Neil Munro takes the Holyrood pulse.

THE Scottish Executive has refused to bow to all-party demands, including one from a former minister, to appoint a union representative or class teacher to its committee of inquiry into teachers' pay and conditions.

But, in an attempt to reassure critics, Peter Peacock, the Deputy Children and Education Minister, made it clear for the first time that the Executive regarded the management's contentious proposals as effectively dead.

The STUC had written to every MSP in advance of last week's debate on the dispute adding its disapproval of the "quite staggering" lack of balance in the committee. The SNP made much of this criticism and was supported by Malcolm Chisholm, the former Scottish Office minister.

Mr Peacock insisted that the two headteacher members on the inquiry, one of whom is a member of the Educational Institute of Scotland, would bring their trade union knowledge to the table. The heads are Ann Mulgrew of St Andrew's High in East Kilbride and Patricia McColl of Campie primary in Musselburgh.

But Mr Chisholm (Lab, Edinburgh North and Leith) said: "The minister must recognise that the experience of ordinary classroom teachers is very different from that of headteachers."

This was echoed by Murray Tosh (Con, South of Scotland) who said the absence of a practising teacher would limit the inquiry's work.

But partial support for ministers came from Ian Jenkins (Lib Dem, Tweeddale, Ettrick and Lauderdale) who suggested that appointing one teacher would be "a token gesture" since they could not speak for the whole profession.

And Maureen Macmillan (Lab, Highlands and Islands) said headteachers are well aware of classroom concerns.
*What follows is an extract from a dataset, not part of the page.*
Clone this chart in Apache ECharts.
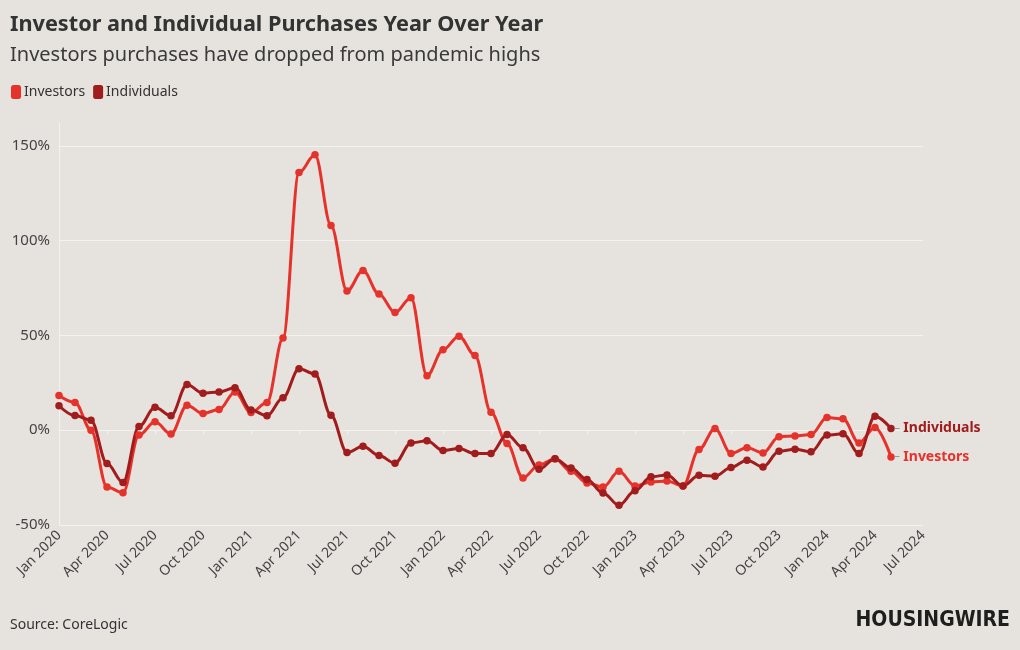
<!DOCTYPE html>
<html>
<head>
<meta charset="utf-8">
<script src="https://cdn.jsdelivr.net/npm/echarts@6/dist/echarts.min.js"></script>
<style>
html,body{margin:0;padding:0;background:#e6e2dd;}
#chart{width:1020px;height:650px;}
</style>
</head>
<body>
<div id="chart"></div>
<script>
var months = ['Jan','Feb','Mar','Apr','May','Jun','Jul','Aug','Sep','Oct','Nov','Dec'];
var categories = [];
for (var y = 2020; y <= 2024; y++) {
  for (var m = 0; m < 12; m++) {
    if (y === 2024 && m > 6) break;
    categories.push(months[m] + ' ' + y);
  }
}
var investors = [18.3,14.6,0,-30,-33,-2.6,4.4,-2,13.2,8.8,10.9,20.2,
  9.3,14.6,48.6,135.9,145.2,107.9,73.4,84.2,71.8,62.0,69.9,28.7,
  42.4,49.6,39.4,9.5,-7.0,-25.2,-18.3,-15,-21.7,-27.8,-30,-21.7,
  -29.4,-27.3,-26.8,-29.4,-10.2,0.9,-12.3,-9.2,-12,-3.5,-3,-2.3,
  6.7,6.0,-6.7,1.4,-14.1];
var individuals = [12.9,7.7,5.3,-17.6,-27.6,1.9,12.1,7.6,24.1,19.5,20.2,22.4,
  10.7,7.6,17.1,32.4,29.6,7.9,-11.8,-8.5,-13.4,-17.4,-6.7,-5.6,
  -10.7,-9.7,-12.3,-12.3,-2.3,-9.3,-20.6,-15,-19.9,-26,-33.1,-39.6,
  -32,-24.6,-23.6,-29.4,-23.8,-24.3,-19.7,-15.8,-19.4,-11.1,-10,-11.4,
  -2.6,-1.9,-12.3,7.4,0.9];
var yTicks = [-50, 0, 50, 100, 150];

var FONT = '"Noto Sans", "Open Sans", sans-serif';
var cInv = '#e5322b', cInd = '#a11c1c';

var chart = echarts.init(document.getElementById('chart'));
function mkSeries(name, data, color) {
  return {
    name: name, type: 'line', data: data,
    smooth: 0.35, smoothMonotone: 'x',
    symbol: 'circle', symbolSize: 7.5,
    lineStyle: {width: 3, color: color},
    itemStyle: {color: color},
    emphasis: {disabled: true},
    endLabel: {
      show: true,
      formatter: '{d|–} {n|' + name + '}',
      distance: 3,
      rich: {
        d: {color: '#999', fontSize: 12, fontFamily: FONT},
        n: {color: color, fontSize: 14, fontWeight: 'bold', fontFamily: FONT}
      }
    }
  };
}
chart.setOption({
  backgroundColor: '#e6e2dd',
  animation: false,
  title: [{
    text: 'Investor and Individual Purchases Year Over Year',
    left: 5, top: 9,
    textStyle: {fontFamily: FONT, fontSize: 21.7, fontWeight: 'bold', color: '#333'}
  }, {
    text: 'Investors purchases have dropped from pandemic highs',
    left: 5, top: 40,
    textStyle: {fontFamily: FONT, fontSize: 20, fontWeight: 'normal', color: '#3a3a3a'}
  }, {
    text: 'Source: CoreLogic',
    left: 5, top: 613,
    textStyle: {fontFamily: FONT, fontSize: 14, fontWeight: 'normal', color: '#333'}
  }, {
    text: 'HOUSINGWIRE',
    right: 5, top: 605,
    textStyle: {fontFamily: '"DejaVu Sans Condensed", "DejaVu Sans", sans-serif', fontSize: 21, fontWeight: 'bold', color: '#1e1e1e'}
  }],
  legend: {
    left: 6, top: 80,
    icon: 'roundRect', itemWidth: 10, itemHeight: 14, itemGap: 8,
    textStyle: {fontFamily: FONT, fontSize: 14, color: '#333', padding: [0,0,0,-2]},
    data: ['Investors', 'Individuals']
  },
  grid: {left: 59, right: 97, top: 123, bottom: 125, containLabel: false},
  xAxis: {
    type: 'category', data: categories, boundaryGap: false,
    axisLine: {show: true, lineStyle: {color: '#f4f2ef', width: 1}},
    axisTick: {show: true, interval: 2, length: 4, lineStyle: {color: '#f4f2ef'}},
    axisLabel: {interval: 2, rotate: 45, fontFamily: FONT, fontSize: 14, color: '#444', margin: 8},
    splitLine: {show: false}
  },
  yAxis: {
    type: 'value', min: -50, max: 162, interval: 50,
    axisLine: {show: true, lineStyle: {color: '#f4f2ef', width: 1}},
    axisTick: {show: false},
    axisLabel: {showMaxLabel: false, fontFamily: FONT, fontSize: 15, color: '#444', margin: 9,
      formatter: function(v){ return yTicks.indexOf(v) >= 0 ? v + '%' : ''; }},
    splitLine: {show: true, showMaxLine: false, lineStyle: {color: '#f4f2ef', width: 1}}
  },
  series: [mkSeries('Investors', investors, cInv), mkSeries('Individuals', individuals, cInd)]
});
</script>
</body>
</html>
The MSPs largely rehearsed well-polished arguments during the three-hour debate, which was initiated by the SNP. All parties positioned themselves as the teachers' friend, apparently determined to improve their pay, respect and prospects.

Nicola Sturgeon, the SNP's education spokeswoman, wanted the dispute referred to the Parliament's education, culture and sport committee rather than settled by a "hand-picked" committee of inquiry.

But Brian Monteith, her Tory opposite number, said the committee already had a packed agenda ranging from special needs to the future of Hampden. And Mr Peacock said it would be inappropriate for a parliamentary committee to become involved in an industrial dispute.

Mr Monteith said the Tory preference was for the dispute to be referred to arbitration through the Acas machinery. Mr Peacock said matters had moved beyond that stage and a long-term solution had to be found.

Mr Peacock and Sam Galbraith, the Children and Education Minister, reiterated their view that the Scottish Joint Negotiating Committee had failed teachers. Mr Peacock pointed out that education authorities had lost faith in the committee which meant half its members believe it has no future.

Mr Galbraith said the SJNC had also fostered "mistrust and dissent", as media reports of adversarial battles between unions and management had made all too clear.